Copy each line of the listing below exactly.
□ □ □ □ □
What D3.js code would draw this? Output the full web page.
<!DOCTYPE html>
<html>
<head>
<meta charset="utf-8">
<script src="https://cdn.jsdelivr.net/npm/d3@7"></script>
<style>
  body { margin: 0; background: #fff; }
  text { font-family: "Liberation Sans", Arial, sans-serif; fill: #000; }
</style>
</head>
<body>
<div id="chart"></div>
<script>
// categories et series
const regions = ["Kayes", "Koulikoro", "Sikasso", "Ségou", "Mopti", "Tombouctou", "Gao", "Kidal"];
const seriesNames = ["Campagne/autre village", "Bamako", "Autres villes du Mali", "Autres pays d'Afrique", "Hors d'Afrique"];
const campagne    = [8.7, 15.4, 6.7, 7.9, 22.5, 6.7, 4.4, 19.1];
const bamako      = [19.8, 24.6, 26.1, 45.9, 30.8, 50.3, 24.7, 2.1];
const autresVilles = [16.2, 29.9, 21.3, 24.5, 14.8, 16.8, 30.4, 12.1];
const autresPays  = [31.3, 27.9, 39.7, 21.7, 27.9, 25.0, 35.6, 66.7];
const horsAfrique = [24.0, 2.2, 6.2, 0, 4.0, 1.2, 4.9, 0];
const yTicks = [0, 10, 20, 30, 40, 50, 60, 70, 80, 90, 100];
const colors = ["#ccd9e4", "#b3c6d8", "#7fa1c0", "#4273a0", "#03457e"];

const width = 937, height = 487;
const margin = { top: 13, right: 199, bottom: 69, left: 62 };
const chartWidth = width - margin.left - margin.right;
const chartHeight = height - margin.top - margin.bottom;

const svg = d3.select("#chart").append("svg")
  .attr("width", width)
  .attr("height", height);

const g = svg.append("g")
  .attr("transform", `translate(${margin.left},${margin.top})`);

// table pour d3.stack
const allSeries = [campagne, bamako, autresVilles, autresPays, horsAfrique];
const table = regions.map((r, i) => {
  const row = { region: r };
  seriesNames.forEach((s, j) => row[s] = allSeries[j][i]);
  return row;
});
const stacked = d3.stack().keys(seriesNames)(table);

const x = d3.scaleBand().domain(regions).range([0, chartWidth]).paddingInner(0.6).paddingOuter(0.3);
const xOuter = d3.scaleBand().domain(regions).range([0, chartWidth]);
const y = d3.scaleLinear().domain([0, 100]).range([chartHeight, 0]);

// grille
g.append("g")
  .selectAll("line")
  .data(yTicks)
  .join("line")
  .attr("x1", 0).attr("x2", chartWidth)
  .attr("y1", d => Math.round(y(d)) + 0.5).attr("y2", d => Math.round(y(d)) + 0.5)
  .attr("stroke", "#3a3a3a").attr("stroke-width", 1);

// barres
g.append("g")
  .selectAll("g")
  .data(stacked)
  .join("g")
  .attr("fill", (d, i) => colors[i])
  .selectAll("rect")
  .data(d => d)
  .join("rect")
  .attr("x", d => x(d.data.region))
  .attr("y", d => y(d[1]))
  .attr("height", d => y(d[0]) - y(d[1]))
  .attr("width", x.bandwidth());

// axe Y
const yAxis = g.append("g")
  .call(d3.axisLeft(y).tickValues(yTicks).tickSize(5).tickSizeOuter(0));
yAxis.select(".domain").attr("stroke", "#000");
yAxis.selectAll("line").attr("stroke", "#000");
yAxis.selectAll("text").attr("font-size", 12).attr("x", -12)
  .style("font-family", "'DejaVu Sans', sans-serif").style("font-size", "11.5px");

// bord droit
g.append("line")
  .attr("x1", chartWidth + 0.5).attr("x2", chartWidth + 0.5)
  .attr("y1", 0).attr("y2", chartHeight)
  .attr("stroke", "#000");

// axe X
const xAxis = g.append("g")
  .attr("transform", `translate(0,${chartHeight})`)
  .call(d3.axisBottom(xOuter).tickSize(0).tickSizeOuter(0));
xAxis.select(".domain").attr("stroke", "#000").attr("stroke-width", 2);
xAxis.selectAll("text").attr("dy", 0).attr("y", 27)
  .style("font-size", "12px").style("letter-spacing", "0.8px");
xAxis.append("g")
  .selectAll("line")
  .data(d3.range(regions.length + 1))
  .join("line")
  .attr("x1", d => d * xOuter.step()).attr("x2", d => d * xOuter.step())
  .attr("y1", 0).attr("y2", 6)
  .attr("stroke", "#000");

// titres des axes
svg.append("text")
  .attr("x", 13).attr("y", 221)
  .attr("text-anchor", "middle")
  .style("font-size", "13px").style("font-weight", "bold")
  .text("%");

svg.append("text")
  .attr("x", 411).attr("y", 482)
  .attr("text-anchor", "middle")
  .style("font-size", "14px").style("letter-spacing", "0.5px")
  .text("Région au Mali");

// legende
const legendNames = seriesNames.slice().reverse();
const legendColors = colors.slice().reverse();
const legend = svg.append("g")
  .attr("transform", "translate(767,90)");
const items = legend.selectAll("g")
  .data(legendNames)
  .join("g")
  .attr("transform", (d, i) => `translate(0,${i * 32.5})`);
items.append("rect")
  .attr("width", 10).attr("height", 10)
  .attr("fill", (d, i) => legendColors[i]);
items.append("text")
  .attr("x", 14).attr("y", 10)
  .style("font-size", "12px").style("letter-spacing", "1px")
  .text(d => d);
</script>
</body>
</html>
□ □ □ □ □
> [Task output]
What D3.js code would draw this? Output the full web page.
<!DOCTYPE html>
<html>
<head>
<meta charset="utf-8">
<script src="https://cdn.jsdelivr.net/npm/d3@7"></script>
<style>
  body { margin: 0; background: #fff; }
  text { font-family: "Liberation Sans", Arial, sans-serif; fill: #000; }
</style>
</head>
<body>
<div id="chart"></div>
<script>
// categories et series
const regions = ["Kayes", "Koulikoro", "Sikasso", "Ségou", "Mopti", "Tombouctou", "Gao", "Kidal"];
const seriesNames = ["Campagne/autre village", "Bamako", "Autres villes du Mali", "Autres pays d'Afrique", "Hors d'Afrique"];
const campagne    = [8.7, 15.4, 6.7, 7.9, 22.5, 6.7, 4.4, 19.1];
const bamako      = [19.8, 24.6, 26.1, 45.9, 30.8, 50.3, 24.7, 2.1];
const autresVilles = [16.2, 29.9, 21.3, 24.5, 14.8, 16.8, 30.4, 12.1];
const autresPays  = [31.3, 27.9, 39.7, 21.7, 27.9, 25.0, 35.6, 66.7];
const horsAfrique = [24.0, 2.2, 6.2, 0, 4.0, 1.2, 4.9, 0];
const yTicks = [0, 10, 20, 30, 40, 50, 60, 70, 80, 90, 100];
const colors = ["#ccd9e4", "#b3c6d8", "#7fa1c0", "#4273a0", "#03457e"];

const width = 937, height = 487;
const margin = { top: 13, right: 199, bottom: 69, left: 62 };
const chartWidth = width - margin.left - margin.right;
const chartHeight = height - margin.top - margin.bottom;

const svg = d3.select("#chart").append("svg")
  .attr("width", width)
  .attr("height", height);

const g = svg.append("g")
  .attr("transform", `translate(${margin.left},${margin.top})`);

// table pour d3.stack
const allSeries = [campagne, bamako, autresVilles, autresPays, horsAfrique];
const table = regions.map((r, i) => {
  const row = { region: r };
  seriesNames.forEach((s, j) => row[s] = allSeries[j][i]);
  return row;
});
const stacked = d3.stack().keys(seriesNames)(table);

const x = d3.scaleBand().domain(regions).range([0, chartWidth]).paddingInner(0.6).paddingOuter(0.3);
const xOuter = d3.scaleBand().domain(regions).range([0, chartWidth]);
const y = d3.scaleLinear().domain([0, 100]).range([chartHeight, 0]);

// grille
g.append("g")
  .selectAll("line")
  .data(yTicks)
  .join("line")
  .attr("x1", 0).attr("x2", chartWidth)
  .attr("y1", d => Math.round(y(d)) + 0.5).attr("y2", d => Math.round(y(d)) + 0.5)
  .attr("stroke", "#3a3a3a").attr("stroke-width", 1);

// barres
g.append("g")
  .selectAll("g")
  .data(stacked)
  .join("g")
  .attr("fill", (d, i) => colors[i])
  .selectAll("rect")
  .data(d => d)
  .join("rect")
  .attr("x", d => x(d.data.region))
  .attr("y", d => y(d[1]))
  .attr("height", d => y(d[0]) - y(d[1]))
  .attr("width", x.bandwidth());

// axe Y
const yAxis = g.append("g")
  .call(d3.axisLeft(y).tickValues(yTicks).tickSize(5).tickSizeOuter(0));
yAxis.select(".domain").attr("stroke", "#000");
yAxis.selectAll("line").attr("stroke", "#000");
yAxis.selectAll("text").attr("font-size", 12).attr("x", -12)
  .style("font-family", "'DejaVu Sans', sans-serif").style("font-size", "11.5px");

// bord droit
g.append("line")
  .attr("x1", chartWidth + 0.5).attr("x2", chartWidth + 0.5)
  .attr("y1", 0).attr("y2", chartHeight)
  .attr("stroke", "#000");

// axe X
const xAxis = g.append("g")
  .attr("transform", `translate(0,${chartHeight})`)
  .call(d3.axisBottom(xOuter).tickSize(0).tickSizeOuter(0));
xAxis.select(".domain").attr("stroke", "#000").attr("stroke-width", 2);
xAxis.selectAll("text").attr("dy", 0).attr("y", 27)
  .style("font-size", "12px").style("letter-spacing", "0.8px");
xAxis.append("g")
  .selectAll("line")
  .data(d3.range(regions.length + 1))
  .join("line")
  .attr("x1", d => d * xOuter.step()).attr("x2", d => d * xOuter.step())
  .attr("y1", 0).attr("y2", 6)
  .attr("stroke", "#000");

// titres des axes
svg.append("text")
  .attr("x", 13).attr("y", 221)
  .attr("text-anchor", "middle")
  .style("font-size", "13px").style("font-weight", "bold")
  .text("%");

svg.append("text")
  .attr("x", 411).attr("y", 482)
  .attr("text-anchor", "middle")
  .style("font-size", "14px").style("letter-spacing", "0.5px")
  .text("Région au Mali");

// legende
const legendNames = seriesNames.slice().reverse();
const legendColors = colors.slice().reverse();
const legend = svg.append("g")
  .attr("transform", "translate(767,90)");
const items = legend.selectAll("g")
  .data(legendNames)
  .join("g")
  .attr("transform", (d, i) => `translate(0,${i * 32.5})`);
items.append("rect")
  .attr("width", 10).attr("height", 10)
  .attr("fill", (d, i) => legendColors[i]);
items.append("text")
  .attr("x", 14).attr("y", 10)
  .style("font-size", "12px").style("letter-spacing", "1px")
  .text(d => d);
</script>
</body>
</html>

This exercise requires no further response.